NYT Editorial: Freeing Workers From the Insurance Trap
http://www.nytimes.com/2014/02/05/opinion/freeing-workers-from-the-insurance-trap.html
Freeing Workers From the Insurance Trap
By THE EDITORIAL BOARD | FEB. 4, 2014
The Congressional Budget Office estimated on Tuesday that the Affordable Care Act will reduce the number of full-time workers by 2.5 million over the next decade. That is mostly a good thing, a liberating result of the law. Of course, Republicans immediately tried to brand the findings as devastating and stark evidence of President Obamas health care reform as a failure and a job killer. It is no such thing.
The report estimated that thanks to an increase in insurance coverage under the act and the availability of subsidies to help pay the premiums many workers who felt obliged to stay in a job that provided health benefits would now be able to leave those jobs or choose to work fewer hours than they otherwise would have. In other words, the report is about the choices workers can make when they are no longer tethered to an employer because of health benefits. The cumulative effect on the labor supply is the equivalent of 2.5 million fewer full-time workers by 2024.
Some workers may have had a pre-existing condition and will now be able to leave work because insurers must accept all applicants without regard to health status and charge premiums unrelated to health status. Some may have felt they needed to keep working to pay for health insurance, but now new government subsidies will help pay premiums, making it more possible for them to leave their jobs.
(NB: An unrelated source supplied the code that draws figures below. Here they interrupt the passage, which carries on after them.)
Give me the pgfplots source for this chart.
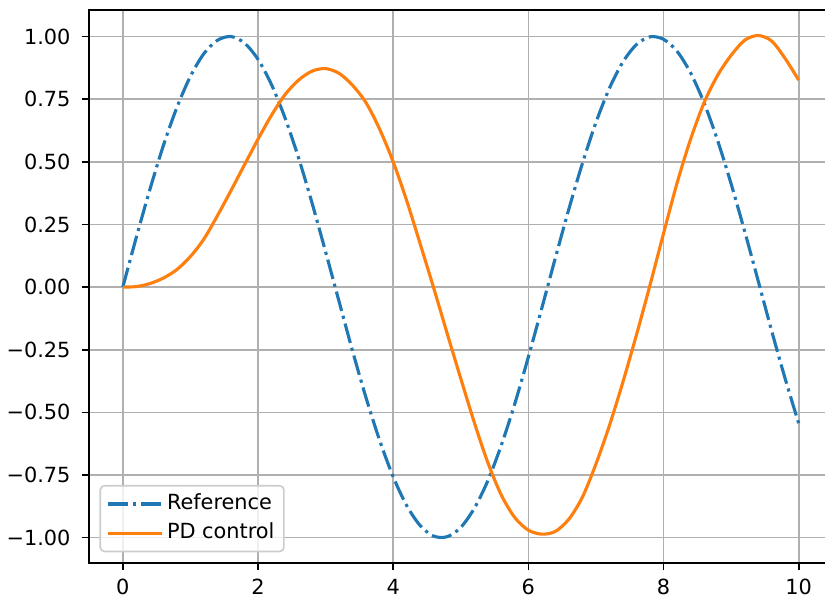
\documentclass[border=0pt]{standalone}
\usepackage{fontspec}
\setmainfont{DejaVu Sans}
\usepackage{pgfplots}
\pgfplotsset{compat=1.18}
\definecolor{mplblue}{HTML}{1F77B4}
\definecolor{mplorange}{HTML}{FF7F0E}
\definecolor{mplgrid}{HTML}{B0B0B0}
\definecolor{legedge}{HTML}{CCCCCC}
\begin{document}
\begin{tikzpicture}
\begin{axis}[
  scale only axis,
  width=356.6pt, height=265pt,
  xmin=-0.5, xmax=10.5,
  ymin=-1.1, ymax=1.105,
  axis line style={line width=0.8pt, black},
  tick align=outside,
  tick pos=left,
  major tick length=3.5pt,
  every tick/.style={black, line width=0.8pt},
  grid=major,
  major grid style={mplgrid, line width=0.8pt},
  xtick={0,2,4,6,8,10},
  xticklabels={0,2,4,6,8,10},
  ytick={-1,-0.75,-0.5,-0.25,0,0.25,0.5,0.75,1},
  yticklabels={−1.00,−0.75,−0.50,−0.25,0.00,0.25,0.50,0.75,1.00},
  /pgf/number format/assume math mode=true,
  tick label style={font=\fontsize{10pt}{12pt}\selectfont, black},
  x tick label style={inner sep=0pt, anchor=north, yshift=-4.2pt},
  y tick label style={inner sep=0pt, anchor=east, xshift=-5.2pt},
  legend style={
    at={(0,0)}, anchor=south west, xshift=5pt, yshift=5pt,
    draw=legedge, line width=0.8pt, rounded corners=2pt,
    fill=white, fill opacity=0.8, text opacity=1,
    font=\fontsize{10pt}{12pt}\selectfont,
    inner xsep=3pt, inner ysep=2.5pt,
    row sep=1.5pt,
    nodes={inner sep=1.5pt, text height=7.5pt, text depth=2pt},
  },
  legend cell align=left,
  legend image code/.code={\draw[#1] (0pt,0pt) -- (20pt,0pt); \path (0pt,0pt) -- (26pt,0pt);},
]
\addplot[mplblue, line width=1.5pt, smooth, dash pattern=on 9.6pt off 2.4pt on 1.5pt off 2.4pt] coordinates {
(0.0,0.000) (0.2,0.199) (0.4,0.389) (0.6,0.565) (0.8,0.717) (1.0,0.841)
(1.2,0.932) (1.4,0.985) (1.6,1.000) (1.8,0.974) (2.0,0.909) (2.2,0.808)
(2.4,0.675) (2.6,0.516) (2.8,0.335) (3.0,0.141) (3.2,-0.058) (3.4,-0.256)
(3.6,-0.443) (3.8,-0.612) (4.0,-0.757) (4.2,-0.872) (4.4,-0.952) (4.6,-0.994)
(4.8,-0.996) (5.0,-0.959) (5.2,-0.883) (5.4,-0.773) (5.6,-0.631) (5.8,-0.465)
(6.0,-0.279) (6.2,-0.083) (6.4,0.117) (6.6,0.312) (6.8,0.494) (7.0,0.657)
(7.2,0.794) (7.4,0.899) (7.6,0.968) (7.8,0.999) (8.0,0.989) (8.2,0.941)
(8.4,0.855) (8.6,0.735) (8.8,0.585) (9.0,0.412) (9.2,0.223) (9.4,0.025)
(9.6,-0.175) (9.8,-0.366) (10.0,-0.544)
};
\addlegendentry{Reference}
\addplot[mplorange, line width=1.5pt, smooth] coordinates {
(0.0,0.000) (0.2,0.002) (0.4,0.014) (0.6,0.036) (0.8,0.070) (1.0,0.122)
(1.2,0.192) (1.4,0.285) (1.6,0.385) (1.8,0.488) (2.0,0.590) (2.2,0.686)
(2.4,0.768) (2.6,0.826) (2.8,0.862) (3.0,0.872) (3.2,0.853) (3.4,0.805)
(3.6,0.735) (3.8,0.630) (4.0,0.500) (4.2,0.345) (4.4,0.172) (4.6,-0.004)
(4.8,-0.186) (5.0,-0.365) (5.2,-0.540) (5.4,-0.700) (5.6,-0.830) (5.8,-0.920)
(6.0,-0.970) (6.2,-0.986) (6.4,-0.975) (6.6,-0.926) (6.8,-0.838) (7.0,-0.706)
(7.2,-0.552) (7.4,-0.378) (7.6,-0.190) (7.8,0.008) (8.0,0.214) (8.2,0.415)
(8.4,0.590) (8.6,0.736) (8.8,0.845) (9.0,0.925) (9.2,0.985) (9.4,1.004)
(9.6,0.982) (9.8,0.912) (10.0,0.826)
};
\addlegendentry{PD control}
\end{axis}
\pgfresetboundingbox
\path[use as bounding box] ([xshift=-42.7pt,yshift=-16.2pt]current axis.south west) rectangle ([xshift=-3.6pt,yshift=4.9pt]current axis.north east);
\end{tikzpicture}
\end{document}
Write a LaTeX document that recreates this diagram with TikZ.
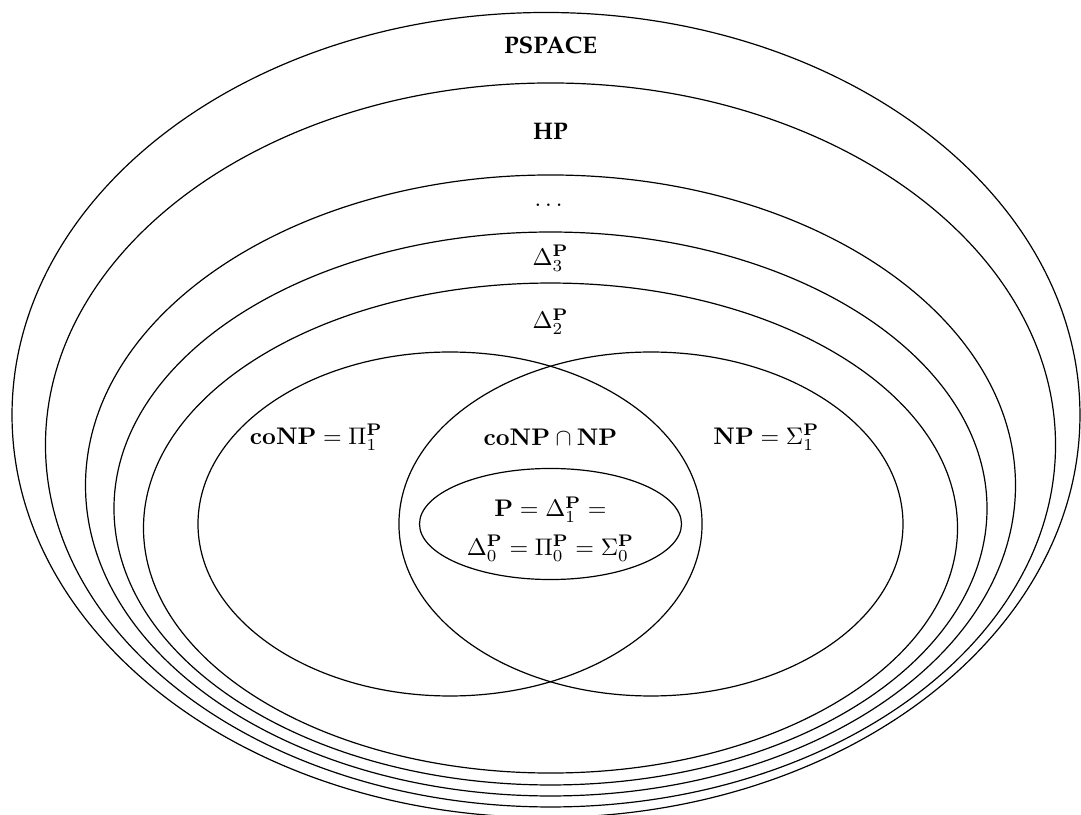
\documentclass[tikz,border=0pt]{standalone}
\usepackage{amsmath, amssymb}
\usepackage[T1]{fontenc}
\usepackage{palatino}
\usepackage{tikz}
\usetikzlibrary{calc}
\newcommand{\pP}{\mathbf{P}}

\begin{document}
\begin{tikzpicture}[line width=0.5pt]
\useasboundingbox (-8.06,-4.246) rectangle (7.767,7.672);
% Hierarchy, from the outside in
\draw (-0.066,1.596) ellipse (7.818 and 5.893);
\draw (0,1.157) ellipse (7.394 and 5.300);
\draw (0,0.564) ellipse (6.808 and 4.546);
\draw (0,0.227) ellipse (6.391 and 4.048);
\draw (0,-0.059) ellipse (5.959 and 3.587);
% coNP and NP
\draw (-1.471,0) ellipse (3.690 and 2.518);
\draw (1.471,0) ellipse (3.690 and 2.518);
% P
\draw (0,0) ellipse (1.918 and 0.813);
% Labels
\node (pspace) at (0,7.01) {\textbf{PSPACE}};
\node (hp) at (0,5.74) {\textbf{HP}};
\node (dots) at (0,4.67) {$\dots$};
\node (delta3) at (0,3.89) {$\Delta_3^{\pP}$};
\node (delta2) at (0,2.96) {$\Delta_2^{\pP}$};
\node (conp) at (-3.43,1.27) {$\mathbf{coNP} = \Pi_1^{\pP}$};
\node (cap) at (0,1.27) {$\mathbf{coNP} \cap \mathbf{NP}$};
\node (np) at (3.16,1.27) {$\mathbf{NP} = \Sigma_1^{\pP}$};
\node[align=center] (p) at (0,-0.07)
  {$\pP = \Delta_1^{\pP} =$ \\[4pt] $\Delta_0^{\pP} = \Pi_0^{\pP} = \Sigma_0^{\pP}$};
\end{tikzpicture}
\end{document}
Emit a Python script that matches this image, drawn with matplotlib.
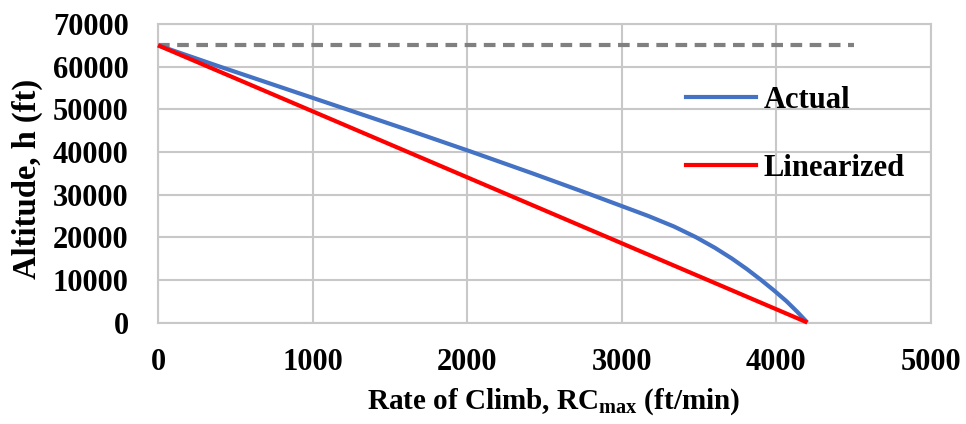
import matplotlib
matplotlib.use("Agg")
import matplotlib.pyplot as plt
from matplotlib.lines import Line2D

plt.rcParams['font.family'] = ['Liberation Serif', 'DejaVu Serif']
plt.rcParams['font.weight'] = 'bold'
plt.rcParams['mathtext.fontset'] = 'custom'
plt.rcParams['mathtext.rm'] = 'Liberation Serif:bold'
plt.rcParams['mathtext.bf'] = 'Liberation Serif:bold'
plt.rcParams['mathtext.it'] = 'Liberation Serif:bold'

# Actual maximum rate of climb versus altitude
h_actual = [0, 2500, 5000, 7500, 10000, 12500, 15000, 17500, 20000, 22500,
            25000, 27500, 30000, 35000, 40000, 45000, 50000, 55000, 60000, 65000]
rc_actual = [4200, 4135, 4065, 3985, 3900, 3810, 3712, 3603, 3480, 3338,
             3170, 2985, 2800, 2420, 2030, 1630, 1220, 810, 400, 0]

# Linear approximation between sea-level RC and absolute ceiling
rc_linear = [0, 4200]
h_linear = [65000, 0]

# Absolute ceiling reference
rc_ceiling = [0, 4500]
h_ceiling = [65000, 65000]

x_ticks = [0, 1000, 2000, 3000, 4000, 5000]
y_ticks = [0, 10000, 20000, 30000, 40000, 50000, 60000, 70000]

W, H = 966, 424
fig = plt.figure(figsize=(W / 100, H / 100), dpi=100)
ax = fig.add_axes([158 / W, 1 - 322.5 / H, 773 / W, 298.5 / H])

grid_c = '#c8c8c8'
ax.set_xlim(0, 5000)
ax.set_ylim(0, 70000)
ax.set_xticks(x_ticks)
ax.set_yticks(y_ticks)
ax.grid(True, color=grid_c, linewidth=1.5)
ax.set_axisbelow(True)
for s in ax.spines.values():
    s.set_color(grid_c)
    s.set_linewidth(1.5)
ax.tick_params(length=0, labelsize=22)
ax.tick_params(axis='y', pad=21)
ax.tick_params(axis='x', pad=18)

ax.plot(rc_ceiling, h_ceiling, color='#808080', linewidth=3,
        dashes=(2.8, 1.8), zorder=2)
ax.plot(rc_actual, h_actual, color='#4472C4', linewidth=3, zorder=3,
        clip_on=False, solid_capstyle='butt', solid_joinstyle='round')
ax.plot(rc_linear, h_linear, color='#FF0000', linewidth=3, zorder=4,
        clip_on=False, solid_capstyle='butt')

ax.set_xlabel(r'Rate of Climb, RC$_{\mathrm{max}}$ (ft/min)', fontsize=21,
              fontweight='bold', labelpad=7)
ax.xaxis.set_label_coords(0.512, -0.215)
ax.set_ylabel('Altitude, h (ft)', fontsize=23.5, fontweight='bold')
ax.yaxis.set_label_coords(-0.149, 0.48)

handles = [Line2D([], [], color='#4472C4', linewidth=3),
           Line2D([], [], color='#FF0000', linewidth=3)]
fig.legend(handles, ['Actual', 'Linearized'], loc='upper left',
           bbox_to_anchor=(686 / W, 1 - 86 / H), frameon=False,
           fontsize=22, handlelength=2.3, handletextpad=0.25,
           labelspacing=1.28, borderpad=0, borderaxespad=0)

fig.savefig('out.png', dpi=100)
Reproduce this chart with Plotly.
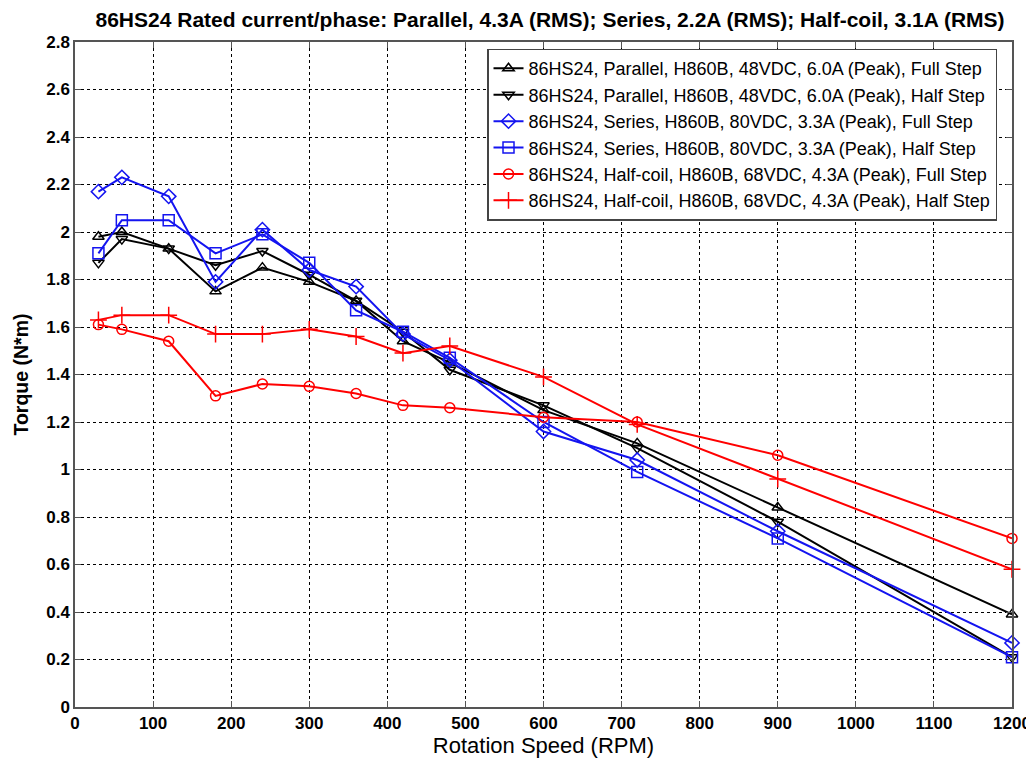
import plotly.graph_objects as go

rpm = [30, 60, 120, 180, 240, 300, 360, 420, 480, 600, 720, 900, 1200]

parallel_full = [1.98, 2.00, 1.93, 1.75, 1.85, 1.79, 1.71, 1.54, 1.45, 1.25, 1.11, 0.84, 0.39]
parallel_half = [1.87, 1.97, 1.93, 1.86, 1.92, 1.82, 1.71, 1.58, 1.42, 1.27, 1.09, 0.78, 0.21]
series_full = [2.17, 2.23, 2.15, 1.79, 2.01, 1.84, 1.77, 1.57, 1.46, 1.16, 1.04, 0.74, 0.27]
series_half = [1.91, 2.05, 2.05, 1.91, 1.99, 1.87, 1.67, 1.58, 1.47, 1.20, 0.99, 0.71, 0.21]
halfcoil_full = [1.61, 1.59, 1.54, 1.31, 1.36, 1.35, 1.32, 1.27, 1.26, 1.22, 1.20, 1.06, 0.71]
halfcoil_half = [1.63, 1.65, 1.65, 1.57, 1.57, 1.59, 1.56, 1.49, 1.52, 1.39, 1.19, 0.96, 0.58]

names = [
    "86HS24, Parallel, H860B, 48VDC, 6.0A (Peak), Full Step",
    "86HS24, Parallel, H860B, 48VDC, 6.0A (Peak), Half Step",
    "86HS24, Series, H860B, 80VDC, 3.3A (Peak), Full Step",
    "86HS24, Series, H860B, 80VDC, 3.3A (Peak), Half Step",
    "86HS24, Half-coil, H860B, 68VDC, 4.3A (Peak), Full Step",
    "86HS24, Half-coil, H860B, 68VDC, 4.3A (Peak), Half Step",
]
series = [parallel_full, parallel_half, series_full, series_half, halfcoil_full, halfcoil_half]
colors = ["black", "black", "#1414f0", "#1414f0", "#ff0000", "#ff0000"]
symbols = ["triangle-up-open", "triangle-down-open", "diamond-open", "square-open", "circle-open", "cross-thin-open"]
sizes = [10, 10, 11, 11, 10, 12]

x_ticks = list(range(0, 1201, 100))
y_ticks = [round(0.2 * i, 1) for i in range(15)]
y_labels = ["0", "0.2", "0.4", "0.6", "0.8", "1", "1.2", "1.4", "1.6", "1.8", "2", "2.2", "2.4", "2.6", "2.8"]

FONT = "Liberation Sans, Arial, sans-serif"

fig = go.Figure()
for nm, ys, c, s, sz in zip(names, series, colors, symbols, sizes):
    fig.add_trace(go.Scatter(
        x=rpm, y=ys, name=nm, mode="lines+markers", cliponaxis=False,
        line=dict(color=c, width=2),
        marker=dict(symbol=s, size=sz, color=c, line=dict(color=c, width=1.5)),
    ))

fig.update_layout(
    width=1034, height=765,
    paper_bgcolor="white", plot_bgcolor="white",
    margin=dict(l=67, r=30, t=34, b=66),
    title=dict(
        text="<b>86HS24 Rated current/phase: Parallel, 4.3A (RMS); Series, 2.2A (RMS); Half-coil, 3.1A (RMS)</b>",
        xref="paper", x=0.507, xanchor="center", y=0.995, yanchor="top",
        font=dict(family=FONT, size=21, color="black"),
    ),
    legend=dict(
        x=0.984, y=0.99, xanchor="right", yanchor="top",
        bgcolor="white", bordercolor="#444", borderwidth=1.5,
        font=dict(family=FONT, size=18, color="black"),
        tracegroupgap=0,
    ),
    showlegend=True,
)

tickfont = dict(family=FONT, size=17, color="black", weight="bold")

fig.update_xaxes(
    range=[0, 1200], tickvals=x_ticks, ticktext=[str(v) for v in x_ticks],
    showgrid=True, gridcolor="black", griddash="dot", gridwidth=1,
    showline=True, linecolor="#555", linewidth=1.5, mirror="ticks",
    ticks="inside", ticklen=6, tickcolor="#555",
    tickfont=tickfont, zeroline=False,
    title=dict(text="Rotation Speed (RPM)", standoff=4,
               font=dict(family=FONT, size=22, color="black")),
)
fig.update_yaxes(
    range=[0, 2.8], tickvals=y_ticks, ticktext=y_labels,
    showgrid=True, gridcolor="black", griddash="dot", gridwidth=1,
    showline=True, linecolor="#555", linewidth=1.5, mirror="ticks",
    ticks="inside", ticklen=6, tickcolor="#555",
    tickfont=tickfont, zeroline=False,
    title=dict(text="<b>Torque (N*m)</b>", standoff=12,
               font=dict(family=FONT, size=19.5, color="black")),
)

fig.write_html("out.html")
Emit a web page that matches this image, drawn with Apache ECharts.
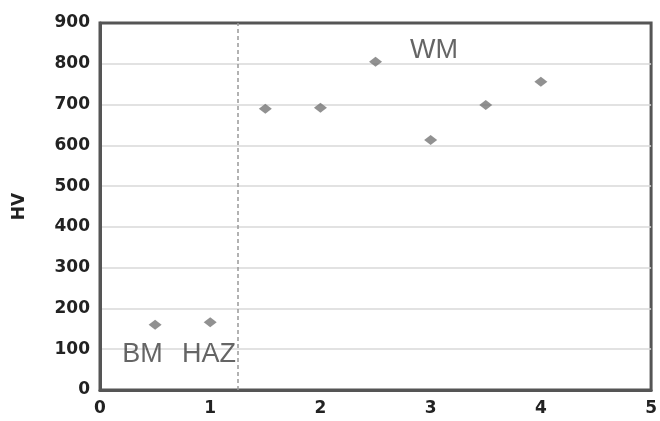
<!DOCTYPE html>
<html>
<head>
<meta charset="utf-8">
<script src="https://cdn.jsdelivr.net/npm/echarts@6/dist/echarts.min.js"></script>
<style>
  html, body { margin: 0; padding: 0; background: #fff; }
  #chart { width: 660px; height: 421px; }
</style>
</head>
<body>
<div id="chart"></div>
<script>
// measured points (position, hardness)
const xValues = [0.5, 1, 1.5, 2, 2.5, 3, 3.5, 4];
const hvValues = [160, 166, 690, 692, 805, 613, 699, 756];

// zone names and where they sit
const zoneNames = ['BM', 'HAZ', 'WM'];
const zoneX = [0.385, 0.99, 3.03];
const zoneY = [86, 86, 833];

const boundaryX = 1.25;

const chart = echarts.init(document.getElementById('chart'));

const axisFont = {
  fontFamily: 'DejaVu Sans',
  fontWeight: 'bold',
  fontSize: 17,
  color: '#222'
};

chart.setOption({
  animation: false,
  grid: {
    left: 100, right: 6, top: 23, bottom: 31,
    show: true, borderColor: '#555', borderWidth: 3
  },
  xAxis: {
    type: 'value', min: 0, max: 5, interval: 1,
    axisLine: { show: true, lineStyle: { color: '#555', width: 3 } },
    axisTick: { show: false },
    splitLine: { show: false },
    axisLabel: Object.assign({ margin: 10 }, axisFont)
  },
  yAxis: {
    type: 'value', min: 0, max: 900, interval: 100,
    name: 'HV', nameLocation: 'middle', nameGap: 72,
    nameTextStyle: Object.assign({}, axisFont),
    axisLine: { show: true, lineStyle: { color: '#555', width: 3 } },
    axisTick: { show: false },
    splitLine: { showMaxLine: false, lineStyle: { color: '#d9d9d9', width: 1.5 } },
    axisLabel: Object.assign({ margin: 10 }, axisFont)
  },
  series: [
    {
      type: 'scatter',
      symbol: 'diamond',
      symbolSize: [13, 10],
      itemStyle: { color: '#767676' },
      data: xValues.map((x, i) => [x, hvValues[i]]),
      markLine: {
        silent: true,
        symbol: 'none',
        label: { show: false },
        lineStyle: { color: '#999', type: [4, 3], width: 1.5 },
        data: [{ xAxis: boundaryX }]
      }
    },
    {
      type: 'scatter',
      symbolSize: 0,
      silent: true,
      label: {
        show: true,
        position: 'inside',
        formatter: p => zoneNames[p.dataIndex],
        fontFamily: 'Liberation Sans',
        fontSize: 27,
        color: '#3f3f3f'
      },
      data: zoneX.map((x, i) => [x, zoneY[i]])
    }
  ]
});
</script>
</body>
</html>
The report clearly stated that health reform would not produce an increase in unemployment (workers unable to find jobs) or underemployment (part-time workers who would prefer to work more hours per week). It also found no compelling evidence that, as of now, part-time employment has increased as a result of the reform law, a frequent claim of critics. Whether that will hold up after a mandate that requires employers to provide coverage, which was delayed until 2015, kicks in is uncertain.